Saturday, November 5, 2011

Buy Here – Pay Here Auto Dealers Exploit Desperate Low Income Individuals Who Need Cars

This Wouldn’t Happen in a Decent, Caring Society – It Happens in the United States

At first glance one would not think it is a profitable business selling autos on credit to low income individuals who can barely make the payments.  One would be wrong.  It is a highly profitable business selling cars to people who cannot make the payments and who ultimately suffer repossession.

How is this possible?  The Los Angeles Times in a burst of investigative reporting has the answer.  It turns out

Buy Here Pay Here lots sold nearly 2.4 million cars nationwide last year, up from 1.3 million a decade ago, according to CNW Marketing Research.

CNW estimates that there are more than 33,000 such lots nationwide, compared with about 20,000 dealerships selling new cars. Buy Here Pay Here dealers make $80 billion in loans every year, according to the Federal Deposit Insurance Corp.

 


So what are Buy Here – Pay Here auto sales?   They are used car dealers who sell mostly substandard used cars at above average used car prices to people who have poor credit but desperately need a car.  On top of that they charge exorbitant interest rates to further gross up the profits.  Don’t they have a lot of repossessions?  Certainly, in which case they take the car back and sell it again, sometimes at a higher price.

About 1 in 4 buyers default. In the real estate and credit card industries, that would be bad news. In the world of Buy Here Pay Here, it's just another avenue for profit: The car can be repossessed and put back on the lot for sale in short order. A new buyer makes a down payment, takes on a high-interest loan and the cycle starts anew.

Provided they don't get wrecked, these recycled vehicles just keep paying dividends. At some dealerships, cars have been sold and resold over and over -- three, four, even eight times apiece, motor vehicle records show.

And when customers default on their loan and have their car taken away, they are still not done.

Many pursue their customers for years after they've seized and resold the vehicles. Some keep lawyers on staff, filing dozens of lawsuits each month to recoup unpaid balances and garnish debtors' wages.

One high-volume dealership, Neil's Finance Plaza of Kansas City, Mo., has filed more than 6,000 lawsuits since 1995 through an affiliate, seeking unpaid balances from customers who defaulted, records show. The dealership sells about 1,400 vehicles a year.

As for regulation, fogetaboutit. 

Many don't bother to register their lending operations with state authorities. Last year, Massachusetts regulators sent notices to 33 dealers, citing them for lending without a license.
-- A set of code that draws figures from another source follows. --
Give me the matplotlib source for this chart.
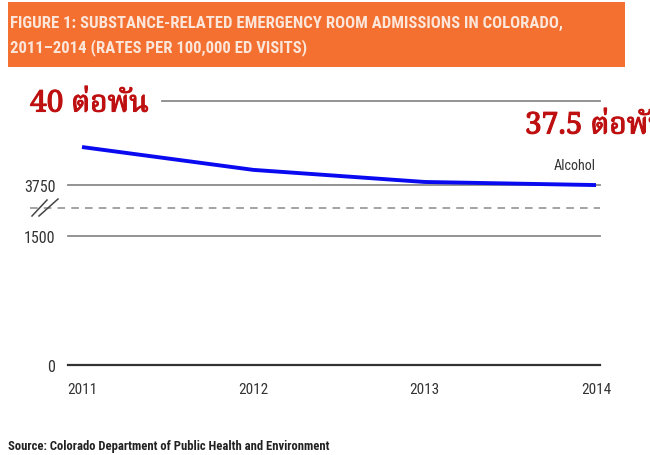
import numpy as np
import matplotlib
matplotlib.use("Agg")
import matplotlib.pyplot as plt
from matplotlib.patches import Rectangle
from matplotlib.lines import Line2D
import matplotlib.patheffects as pe
import logging
logging.getLogger("matplotlib.font_manager").setLevel(logging.ERROR)

years = [2011, 2012, 2013, 2014]
alcohol = [3863, 3795, 3759, 3747]
ytick_vals = [0, 1500, 3750]
ytick_labels = ["0", "1500", "3750"]
top_grid = 4000
break_val = 2735
title_lines = ["FIGURE 1: SUBSTANCE-RELATED EMERGENCY ROOM ADMISSIONS IN COLORADO,",
               "2011\u20132014 (RATES PER 100,000 ED VISITS)"]
thai_left = "40 ต่อพัน"
thai_right = "37.5 ต่อพัน"
series_label = "Alcohol"
source = "Source: Colorado Department of Public Health and Environment"

narrow = ["Roboto Condensed", "Liberation Sans", "DejaVu Sans"]
thai_fonts = ["Noto Serif Thai", "Noto Sans Thai", "Noto Sans", "DejaVu Sans"]

W, H = 650, 456
fig = plt.figure(figsize=(W/100, H/100), dpi=100)

def fx(px):
    return px / W

def fy(py):
    return 1 - py / H

# header
fig.patches.append(Rectangle((fx(8), fy(68)), fx(617), (68-3)/H, transform=fig.transFigure,
                             facecolor="#F37031", edgecolor="none"))
fig.text(fx(10), fy(23), title_lines[0], family=narrow, weight="bold", fontsize=12.1,
         color="#FCE6DA", va="center", ha="left")
fig.text(fx(10), fy(48), title_lines[1], family=narrow, weight="bold", fontsize=12.1,
         color="#FCE6DA", va="center", ha="left")

ax = fig.add_axes([fx(68), fy(366), fx(600-68), (366-102)/H])
src = [0, 1500, 3750, 4000]
dst = [0, 129, 180, 264]
fwd = lambda v: np.interp(v, src, dst)
inv = lambda u: np.interp(u, dst, src)
ax.set_yscale("function", functions=(fwd, inv))
ax.set_ylim(0, 4000)
x0 = 2011 - 14/171.3
x1 = 2014 + 4/171.3
ax.set_xlim(x0, x1)

for s in ax.spines.values():
    s.set_visible(False)

for v in [1500, 3750]:
    ax.axhline(v, color="#8a8a8a", lw=1.3, clip_on=False, zorder=1)
ax.axhline(top_grid, xmin=(162-68)/532, color="#8a8a8a", lw=1.3, clip_on=False, zorder=1)
ax.axhline(0, color="#333333", lw=1.6, clip_on=False, zorder=1)
ax.plot([-0.071, 1], [break_val, break_val], transform=ax.get_yaxis_transform(),
        color="#8a8a8a", lw=1.1, ls=(0, (5, 4)), clip_on=False)

ax.plot(years, alcohol, color="#0A0AF0", lw=2.8, solid_capstyle="butt", clip_on=False, zorder=3)

ax.set_yticks(ytick_vals)
ax.set_yticklabels(ytick_labels, family=narrow, fontsize=11.5, color="#333333")
ax.tick_params(axis="y", length=0, pad=9)
ax.set_xticks(years)
ax.set_xticklabels([str(y) for y in years], family=narrow, fontsize=11, color="#333333")
ax.tick_params(axis="x", length=0, pad=12)
ax.minorticks_off()

# break marker
for (xa, ya, xb, yb) in [(32, 217, 47, 201), (39, 217, 58, 200)]:
    fig.lines.append(Line2D([fx(xa), fx(xb)], [fy(ya), fy(yb)], transform=fig.transFigure,
                            color="#444444", lw=1.1))

ax.text(years[-1], 3790, series_label, family=narrow, fontsize=10.2, color="#333333",
        ha="right", va="bottom")

bold_fx = [pe.withStroke(linewidth=0.8, foreground="#BE1010")]
fig.text(fx(30), fy(105), thai_left, family=thai_fonts, weight="bold", fontsize=21.5,
         color="#BE1010", va="center", ha="left", path_effects=bold_fx)
fig.text(fx(525), fy(127), thai_right, family=thai_fonts, weight="bold", fontsize=21.5,
         color="#BE1010", va="center", ha="left", path_effects=bold_fx)

fig.text(fx(8), fy(447), source, family=narrow, weight="bold", fontsize=9.1,
         color="#222222", va="center", ha="left")

fig.savefig("out.png", dpi=100)
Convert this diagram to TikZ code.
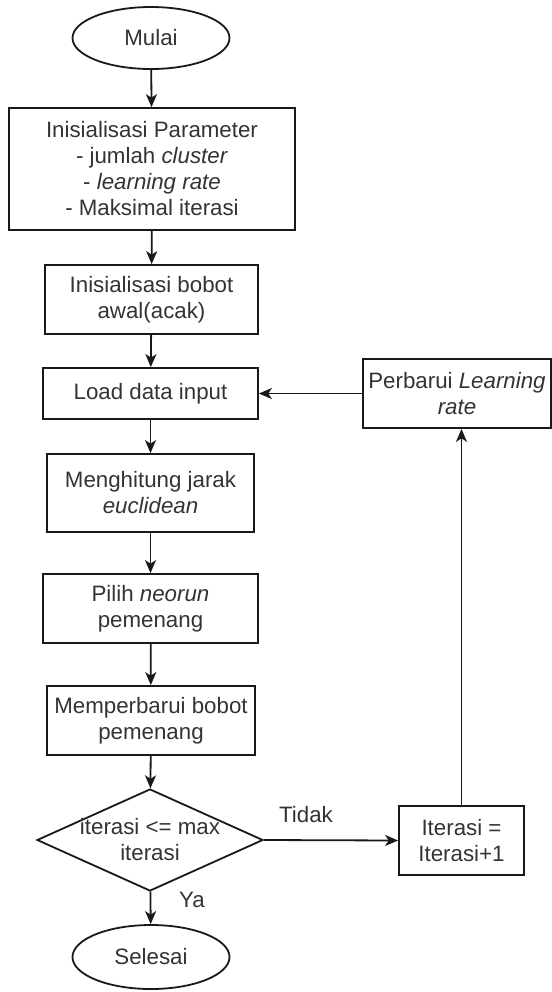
\documentclass[tikz,border=0pt]{standalone}
\usepackage{fontspec}
\setmainfont{Liberation Sans}
\usetikzlibrary{shapes.geometric,arrows.meta}

\begin{document}
\begin{tikzpicture}[
    x=0.5pt, y=-0.5pt,
    mytext/.style={font=\fontsize{11.15pt}{13pt}\selectfont, text=black!80, align=center},
    mybox/.style={mytext, rectangle, draw=black!90, line width=0.9pt, inner sep=1pt},
    myterm/.style={mytext, ellipse, draw=black!90, line width=0.9pt, inner sep=0pt, minimum width=78.5pt, minimum height=31pt},
    mydecision/.style={diamond, draw=black!90, line width=0.9pt, inner sep=0pt, minimum width=113pt, minimum height=51pt},
    myarrow/.style={-{Stealth[length=6.5pt,width=5.5pt,inset=1.8pt]}, line width=0.9pt, draw=black!90},
]
\useasboundingbox (0,0) rectangle (552,992);

% alur utama
\node[myterm] (mulai) at (151,38) {Mulai};
\node[mybox, minimum width=143pt, minimum height=61pt] (param) at (152,169) {Inisialisasi Parameter\\- jumlah \textit{cluster}\\- \textit{learning rate}\\- Maksimal iterasi};
\node[mybox, minimum width=106.5pt, minimum height=34.5pt] (bobot) at (151.5,299.5) {Inisialisasi bobot\\awal(acak)};
\node[mybox, minimum width=107.5pt, minimum height=25.5pt] (load) at (150.5,393.5) {Load data input};
\node[mybox, minimum width=103.5pt, minimum height=39pt] (jarak) at (150.5,493) {Menghitung jarak\\\textit{euclidean}};
\node[mybox, minimum width=107.5pt, minimum height=34.5pt] (pilih) at (150.5,608.5) {Pilih \textit{neorun}\\pemenang};
\node[mybox, minimum width=104pt, minimum height=34.5pt] (update) at (151,720.5) {Memperbarui bobot\\pemenang};
\node[mydecision, label={[mytext]center:iterasi <= max\\iterasi}] (cek) at (150,840) {};
\node[myterm, minimum height=32pt] (selesai) at (151,957) {Selesai};

% loop
\node[mybox, minimum width=62.5pt, minimum height=34.5pt] (iter) at (461.5,840.5) {Iterasi =\\Iterasi+1};
\node[mybox, minimum width=94pt, minimum height=34.5pt] (lrate) at (457,393.5) {Perbarui \textit{Learning}\\\textit{rate}};

\draw[myarrow] (mulai) -- (param);
\draw[myarrow] (param) -- (bobot);
\draw[myarrow] (bobot) -- (load);
\draw[myarrow] (load) -- (jarak);
\draw[myarrow] (jarak) -- (pilih);
\draw[myarrow] (pilih) -- (update);
\draw[myarrow] (update) -- (cek);
\draw[myarrow] (cek) -- (selesai);
\draw[myarrow] (cek.east) -- (iter.west);
\draw[myarrow] (iter.north) -- (iter.north |- lrate.south);
\draw[myarrow] (lrate.west) -- (load.east);

\node[mytext] (tidak) at (306,815) {Tidak};
\node[mytext] (ya) at (192,900) {Ya};
\end{tikzpicture}
\end{document}
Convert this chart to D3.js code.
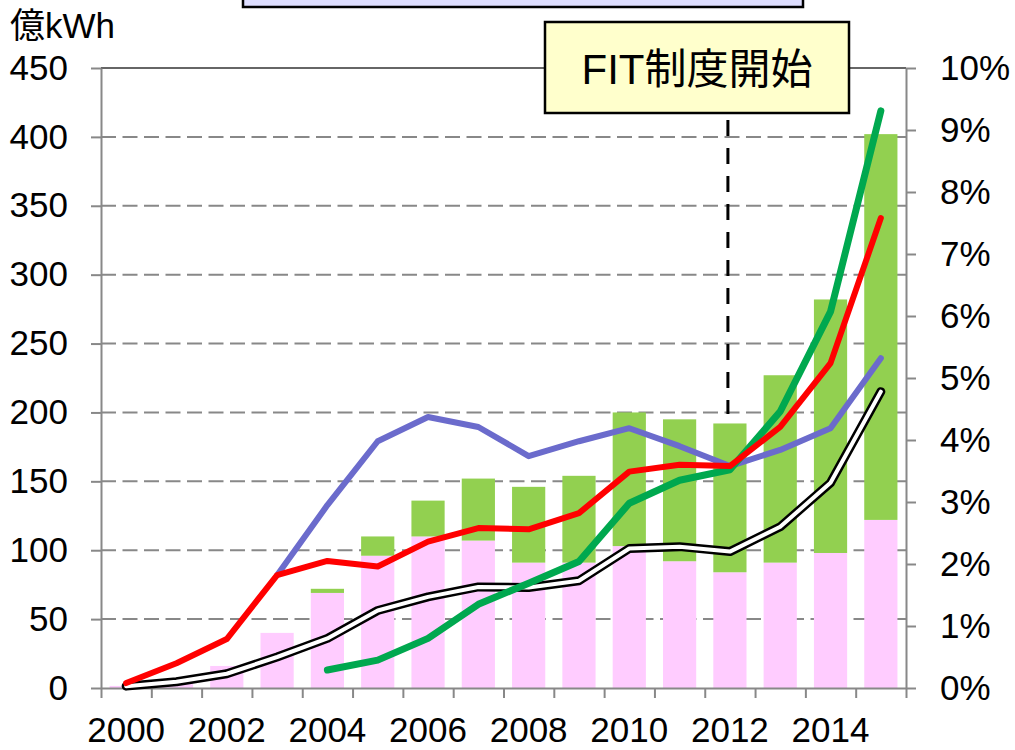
<!DOCTYPE html>
<html>
<head>
<meta charset="utf-8">
<script src="https://cdn.jsdelivr.net/npm/d3@7"></script>
<style>
  body { margin: 0; background: #fff; }
  svg text { font-family: "Liberation Sans", Arial, "Noto Sans CJK JP", sans-serif; fill: #000; }
</style>
</head>
<body>
<svg id="canvas"></svg>
<script>
// years on the category axis
let years = [2000, 2001, 2002, 2003, 2004, 2005, 2006, 2007, 2008, 2009, 2010, 2011, 2012, 2013, 2014, 2015]
let yearLabels = [2000, 2002, 2004, 2006, 2008, 2010, 2012, 2014]

// stacked bars, 億kWh
let pinkVals = [1.5, 3.5, 16, 40, 69, 96, 110, 107, 91, 91, 103, 92, 84, 91, 98, 122]
let greenVals = [0, 0, 0, 0, 3, 14, 26, 45, 55, 63, 97, 103, 108, 136, 184, 280]

// lines, % (right axis)
let blackLine = [0.03, 0.1, 0.23, 0.5, 0.8, 1.25, 1.47, 1.63, 1.62, 1.73, 2.25, 2.28, 2.2, 2.6, 3.31, 4.78]
let blueLine = [null, null, null, 1.82, 2.95, 3.98, 4.37, 4.21, 3.74, 3.98, 4.19, 3.9, 3.58, 3.84, 4.19, 5.32]
let greenLine = [null, null, null, null, 0.29, 0.45, 0.8, 1.35, 1.69, 2.04, 2.98, 3.35, 3.52, 4.46, 6.07, 9.31]
let redLine = [0.08, 0.4, 0.79, 1.82, 2.05, 1.96, 2.36, 2.58, 2.56, 2.82, 3.49, 3.6, 3.58, 4.21, 5.24, 7.58]

let leftTicks = [0, 50, 100, 150, 200, 250, 300, 350, 400, 450]
let rightTicks = [0, 1, 2, 3, 4, 5, 6, 7, 8, 9, 10]
let fitYear = 2012

let width = 1015
let height = 750
let plotLeft = 101, plotRight = 906, plotTop = 68, plotBottom = 688

let svg = d3.select("#canvas")
svg.attr("width", width).attr("height", height)

let xScale = d3.scaleBand()
    .domain(years)
    .range([plotLeft, plotRight])
    .paddingInner(0.34)
    .paddingOuter(0.17)

let xEdge = d3.scaleLinear()
    .domain([2000, 2016])
    .range([plotLeft, plotRight])

let yScale = d3.scaleLinear().domain([0, 450]).range([plotBottom, plotTop])
let pScale = d3.scaleLinear().domain([0, 10]).range([plotBottom, plotTop])

let cx = (y) => xScale(y) + xScale.bandwidth() / 2

// gridlines
svg.append("g")
    .selectAll("line")
    .data(leftTicks.filter(d => d > 0 && d < 450))
    .enter()
    .append("line")
    .attr("x1", plotLeft).attr("x2", plotRight)
    .attr("y1", d => yScale(d)).attr("y2", d => yScale(d))
    .attr("stroke", "#888")
    .attr("stroke-width", 2)
    .attr("stroke-dasharray", "15,6.5")

svg.append("line")
    .attr("x1", plotLeft).attr("x2", plotRight)
    .attr("y1", yScale(450)).attr("y2", yScale(450))
    .attr("stroke", "#333")
    .attr("stroke-width", 1.5)

// bars
svg.append("g")
    .selectAll("rect")
    .data(years)
    .enter()
    .append("rect")
    .attr("x", d => xScale(d))
    .attr("width", xScale.bandwidth())
    .attr("y", (d, i) => yScale(pinkVals[i]))
    .attr("height", (d, i) => yScale(0) - yScale(pinkVals[i]))
    .attr("fill", "#FFCCFF")

svg.append("g")
    .selectAll("rect")
    .data(years)
    .enter()
    .append("rect")
    .attr("x", d => xScale(d))
    .attr("width", xScale.bandwidth())
    .attr("y", (d, i) => yScale(pinkVals[i] + greenVals[i]))
    .attr("height", (d, i) => yScale(pinkVals[i]) - yScale(pinkVals[i] + greenVals[i]))
    .attr("fill", "#92D050")

// axes
let xTickAxis = d3.axisBottom(xEdge)
    .tickValues(d3.range(2000, 2017))
    .tickSize(10)
    .tickSizeOuter(0)
    .tickFormat("")
svg.append("g")
    .attr("transform", "translate(0," + plotBottom + ")")
    .call(xTickAxis)

let xLabelAxis = d3.axisBottom(xScale)
    .tickValues(yearLabels)
    .tickSize(0)
    .tickPadding(29)
svg.append("g")
    .attr("class", "xlab")
    .attr("transform", "translate(0," + plotBottom + ")")
    .call(xLabelAxis)
    .call(g => g.select(".domain").remove())

let yAxis = d3.axisLeft(yScale)
    .tickValues(leftTicks)
    .tickSize(10)
    .tickSizeOuter(0)
    .tickPadding(23)
svg.append("g")
    .attr("transform", "translate(" + plotLeft + ",0)")
    .call(yAxis)

let pAxis = d3.axisRight(pScale)
    .tickValues(rightTicks)
    .tickSize(10)
    .tickSizeOuter(0)
    .tickPadding(24)
    .tickFormat(d => d + "%")
svg.append("g")
    .attr("transform", "translate(" + plotRight + ",0)")
    .call(pAxis)

svg.selectAll(".domain, .tick line")
    .attr("stroke", "#888")
    .attr("stroke-width", 2)
svg.selectAll(".tick text")
    .attr("font-size", 35)
    .attr("fill", "#000")

// FIT marker line
svg.append("line")
    .attr("x1", cx(fitYear) - 2).attr("x2", cx(fitYear) - 2)
    .attr("y1", 113).attr("y2", 414)
    .attr("stroke", "#000")
    .attr("stroke-width", 3)
    .attr("stroke-dasharray", "16,12")
    .attr("stroke-dashoffset", -7)

// lines
let lineGen = d3.line()
    .defined(d => d.v != null)
    .x(d => cx(d.year))
    .y(d => pScale(d.v))

let toPts = (arr) => years.map((y, i) => ({ year: y, v: arr[i] }))

let drawLine = (arr, color, w) => {
    svg.append("path")
        .datum(toPts(arr))
        .attr("d", lineGen)
        .attr("fill", "none")
        .attr("stroke", color)
        .attr("stroke-width", w)
        .attr("stroke-linejoin", "round")
        .attr("stroke-linecap", "round")
}

drawLine(blackLine, "#000", 9)
drawLine(blackLine, "#fff", 4)
drawLine(blueLine, "#6B6BCC", 6)
drawLine(greenLine, "#00A84F", 7)
drawLine(redLine, "#FF0000", 6)

// boxes
svg.append("rect")
    .attr("x", 243).attr("y", -20)
    .attr("width", 560).attr("height", 27)
    .attr("fill", "#DEDEFF")
    .attr("stroke", "#000")
    .attr("stroke-width", 2.5)

svg.append("rect")
    .attr("x", 545).attr("y", 22)
    .attr("width", 304).attr("height", 91)
    .attr("fill", "#FFFFCC")
    .attr("stroke", "#000")
    .attr("stroke-width", 2.5)

svg.append("text")
    .attr("x", 697).attr("y", 84)
    .attr("text-anchor", "middle")
    .attr("font-size", 42)
    .text("FIT制度開始")

svg.append("text")
    .attr("x", 10).attr("y", 38)
    .attr("font-size", 35)
    .text("億kWh")
</script>
</body>
</html>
California doesn't recognize Buy Here Pay Here dealers as a distinct branch of the used-car business, and there are no regulations that apply to their unique practices.

The Federal Trade Commission has not prosecuted a major auto lending case in more than a decade, said Reilly Dolan, an assistant director of the FTC's division of financial practices.

The industry takes this attitude

Those in the business make no apologies for their practices.

“Our customer doesn't have any money. He doesn't plan for a rainy day,” Chuck Bonanno, a Buy Here Pay Here consultant in Florida, told dealers at a recent industry conference in Las Vegas. “He isn't going to pay unless you make him.”

Dealers say they offer a valuable service, giving people with bad credit access to transportation so they can provide for their families.

And there is just enough truth in that to enable them to sleep at night.  But take a look at every other industry that preys upon low income people in desperate need, they all say the same thing.
So interest rates averaging 25%, deceptive sales practices, inflated prices all to get a substandard car so a low income person can get to work.  Is this a great country, or what!